Finding the Living Wage
The Living Wage concept defines the minimum income required to meet
a family's basic economic needs, including payment of taxes. It
assumes that all income is earned in the regular labor market. A
family's income is considered inadequate if it falls below the
Living Wage amount.
Three issues help to define the calculation of the Living Wage:
* The Living Wage changes according to family type, such as one
adult earner versus two adult earners and children of different ages. It
also changes for various areas of the country. For example, housing
costs in Memphis are different from costs in Chicago.
* The Living Wage is only the amount that is required to provide
basic self-sufficiency. It does not reflect the costs of the many
pleasures of life: eating out, entertainment, a new car, or the regular
purchase of new apparel or electronics.
* The Living Wage is based upon the value of the income to the
well-being of the family, not the employer. That is, an employer may
argue that an employee is not worth the Living Wage to the company; but
if the employer pays less than a Living Wage, then the job is not
providing for basic maintenance of the worker's family.

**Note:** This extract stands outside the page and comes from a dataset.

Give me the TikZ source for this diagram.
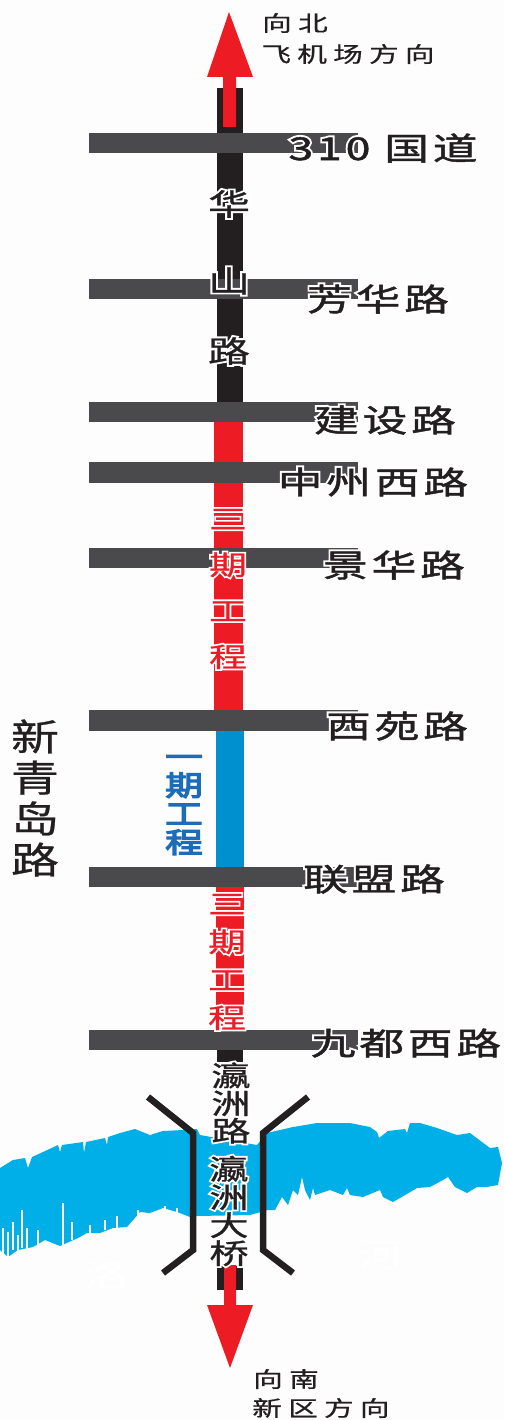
\documentclass[tikz,border=0pt]{standalone}
\usepackage{fontspec}
\setmainfont{Liberation Sans}
\newfontfamily\cjkw[FakeStretch=1.42,LetterSpace=12,FakeBold=1.5]{Noto Sans CJK SC}
\newfontfamily\cjkwh[FakeStretch=1.42,LetterSpace=12,FakeBold=14]{Noto Sans CJK SC}
\newfontfamily\cjkv[FakeStretch=1.4,FakeBold=1]{Noto Sans CJK SC}
\newfontfamily\cjkvh[FakeStretch=1.4,FakeBold=14]{Noto Sans CJK SC}
\newfontfamily\cjkf[FakeStretch=1.4]{Noto Sans CJK SC}
\newfontfamily\cjkn[FakeStretch=1.3,FakeBold=0.7]{Noto Sans CJK SC}
\newfontfamily\cjkb[FakeStretch=1.35,FakeBold=4.5]{Noto Sans CJK SC}
\newfontfamily\cjks[FakeStretch=1.38,LetterSpace=29,FakeBold=0.7]{Noto Sans CJK SC}
\definecolor{bgc}{HTML}{FDFDFD}
\definecolor{roadgray}{HTML}{4A4A4C}
\definecolor{roadblack}{HTML}{231F20}
\definecolor{roadred}{HTML}{ED1C24}
\definecolor{roadblue}{HTML}{0090D0}
\definecolor{riverblue}{HTML}{00AEE8}
\definecolor{labelblue}{HTML}{1C6CB8}
\tikzset{
  x=1pt,y=-1pt,
  txt/.style={inner sep=0pt,outer sep=0pt,align=center,anchor=center},
  crossroad/.style={fill=roadgray,draw=none},
  bank/.style={draw=roadblack,line width=6.5pt,line join=miter,miter limit=2},
  slit/.style={draw=bgc,line width=1.3pt},
}
% name, x, y, size, colour, text
\newcommand\wlabel[6]{%
  \node[txt,text=white,font={\fontsize{#4}{#4}\cjkwh}] at (#2,#3) {#6};
  \node[txt,text=#5,font={\fontsize{#4}{#4}\cjkw}] (#1) at (#2,#3) {#6};}
% name, x, y, size, baseline, colour, text
\newcommand\vlabel[7]{%
  \node[txt,text=white,font={\fontsize{#4}{#5}\cjkvh}] at (#2,#3) {#7};
  \node[txt,text=#6,font={\fontsize{#4}{#5}\cjkv}] (#1) at (#2,#3) {#7};}
\newcommand\crossroad[2]{\fill[crossroad] (89,#1) rectangle (358,#2);}
\begin{document}
\begin{tikzpicture}
\useasboundingbox (0,0) rectangle (504,1420);
\fill[bgc] (0,0) rectangle (504,1420);
% river
\fill[riverblue] (0,1168) -- (13,1160) -- (25,1158) -- (28,1168) -- (32,1157) -- (43,1152) -- (58,1145) -- (60,1152) -- (62,1145) -- (83,1142) -- (84,1153) -- (86,1142) -- (105,1138) -- (107,1145) -- (108,1137) -- (120,1133) -- (135,1129) -- (150,1135) -- (163,1131) -- (183,1130) -- (197,1129) -- (200,1135) -- (257,1145) -- (267,1133) -- (293,1127) -- (317,1123) -- (350,1123) -- (370,1127) -- (377,1132) -- (379,1138) -- (388,1131) -- (405,1129) -- (407,1133) -- (410,1123) -- (420,1123) -- (437,1128) -- (457,1135) -- (470,1133) -- (490,1148) -- (498,1147) -- (502,1163) -- (498,1185) -- (487,1187) -- (477,1187) -- (467,1193) -- (455,1187) -- (448,1177) -- (443,1180) -- (430,1187) -- (417,1188) -- (400,1198) -- (393,1202) -- (383,1197) -- (380,1190) -- (363,1197) -- (350,1195) -- (347,1188) -- (343,1195) -- (330,1190) -- (315,1195) -- (313,1188) -- (310,1200) -- (305,1190) -- (302,1177) -- (298,1195) -- (293,1190) -- (288,1205) -- (282,1197) -- (275,1210) -- (268,1210) -- (250,1215) -- (197,1216) -- (190,1217) -- (177,1212) -- (163,1208) -- (150,1213) -- (140,1212) -- (127,1227) -- (113,1228) -- (100,1233) -- (87,1233) -- (78,1238) -- (60,1246) -- (45,1240) -- (33,1247) -- (18,1250) -- (8,1257) -- (0,1250) -- cycle;
\foreach \sx/\sa/\sb in {3/1228/1256, 8/1232/1258, 13/1222/1250, 18/1235/1252, 22/1210/1248, 27/1228/1250, 38/1230/1245, 63/1203/1246, 72/1222/1240, 90/1225/1234, 105/1220/1230, 117/1216/1228, 138/1210/1224, 165/1206/1214, 177/1208/1216}
  \draw[slit] (\sx,\sa) -- (\sx,\sb);
\node[txt,text=white,font={\fontsize{33}{33}\cjkf}] (luo) at (107,1275) {洛};
\node[txt,text=white,font={\fontsize{33}{33}\cjkf}] (he) at (381,1255) {河};
% bridge banks
\draw[bank] (148,1097) -- (193,1133) -- (193,1250) -- (163,1273);
\draw[bank] (308,1097) -- (263,1133) -- (263,1250) -- (293,1273);
% main road
\fill[roadblack] (217,88) rectangle (243,402);
\fill[roadred] (214,422) rectangle (243,710);
\fill[roadblue] (216,731) rectangle (244,867);
\fill[roadred] (216,887) rectangle (244,1030);
\fill[roadblack] (217,1050) rectangle (243,1062);
\fill[roadblack] (217,1266) rectangle (243,1290);
% arrows
\fill[roadred] (229,12) -- (253,77) -- (236,77) -- (236,127) -- (223,127) -- (223,77) -- (207,77) -- cycle;
\fill[roadred] (230,1368) -- (207,1305) -- (224,1305) -- (224,1265) -- (236,1265) -- (236,1305) -- (253,1305) -- cycle;
% cross roads
\crossroad{133}{153}
\crossroad{279}{299}
\crossroad{402}{422}
\crossroad{462}{483}
\crossroad{548}{568}
\crossroad{710}{731}
\crossroad{867}{887}
\crossroad{1030}{1050}
% direction labels
\node[txt,text=roadblack,font={\fontsize{21.5}{21.5}\cjks}] (north) at (295,23) {向北};
\node[txt,text=roadblack,font={\fontsize{21.5}{21.5}\cjks}] (airport) at (348,54) {飞机场方向};
\node[txt,text=roadblack,font={\fontsize{21.5}{21.5}\cjks}] (south) at (286,1379) {向南};
\node[txt,text=roadblack,font={\fontsize{21.5}{21.5}\cjks}] (newarea) at (321,1408) {新区方向};
% road labels
\wlabel{n310}{383}{148}{31.5}{roadblack}{310 国道}
\wlabel{nfang}{378}{299}{31.5}{roadblack}{芳华路}
\wlabel{njian}{385}{420}{31.5}{roadblack}{建设路}
\wlabel{nzhong}{373}{482}{31.5}{roadblack}{中州西路}
\wlabel{njing}{394}{565}{31.5}{roadblack}{景华路}
\wlabel{nxi}{397}{726}{31.5}{roadblack}{西苑路}
\wlabel{nlian}{374}{879}{31.5}{roadblack}{联盟路}
\wlabel{njiu}{406}{1043}{31.5}{roadblack}{九都西路}
% vertical labels
\vlabel{nhua}{229}{204}{30}{30}{roadblack}{华}
\vlabel{nshan}{229}{281}{30}{30}{roadblack}{山}
\vlabel{nlu}{229}{351}{30}{30}{roadblack}{路}
\vlabel{phase3a}{228}{589}{27}{46}{roadred}{三\\期\\工\\程}
\vlabel{phase3b}{227}{962}{27}{38}{roadred}{三\\期\\工\\程}
\node[txt,text=labelblue,font={\fontsize{28}{28.5}\cjkb}] (phase1) at (184,805) {一\\期\\工\\程};
\node[txt,text=roadblack,font={\fontsize{37}{41}\cjkn}] (xinqingdao) at (35,798) {新\\青\\岛\\路};
\vlabel{yingroad}{231}{1103}{28}{27.5}{roadblack}{瀛\\洲\\路}
\vlabel{yingbridge}{229}{1211}{28}{28}{roadblack}{瀛\\洲\\大\\桥}
\end{tikzpicture}
\end{document}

Components of the Living Wage
An income that provides for self-sufficiency is made up of the
usual components in a family budget. There are seven components to
calculating a Living Wage:
1. Housing and Utilities--This calculation includes the monthly
rent and utilities on an apartment or house that meets minimum standards
of decency. It is likely to have separate bedrooms for adults and for
children, a common room, and an operating bathroom and kitchen. The
apartment has a heating system and has window air conditioners. Added to
the rent is an estimate of utilities and basic phone service. The rent
level is the 50th percentile of the 2002 fair market rents for the
Memphis MSA published by HUD.
2. Child Care--The cost of child care is calculated for families
having young children. In the one-child family, the child is assumed to
be less than 6 years old and spending 50 weeks per year in a day care
center. For two-children families, one child is assumed to be less than
6 (pre-school) and the other is assumed to be older (in school) and
using day care facilities only during the summers and holidays (14 weeks
per year). Child care costs used in the living Wage are estimates from
the Tennessee Department of Human Services, based upon a survey of day
care charges at the 70th percentile in the state's 15 most highly
populated counties during 1997-1999.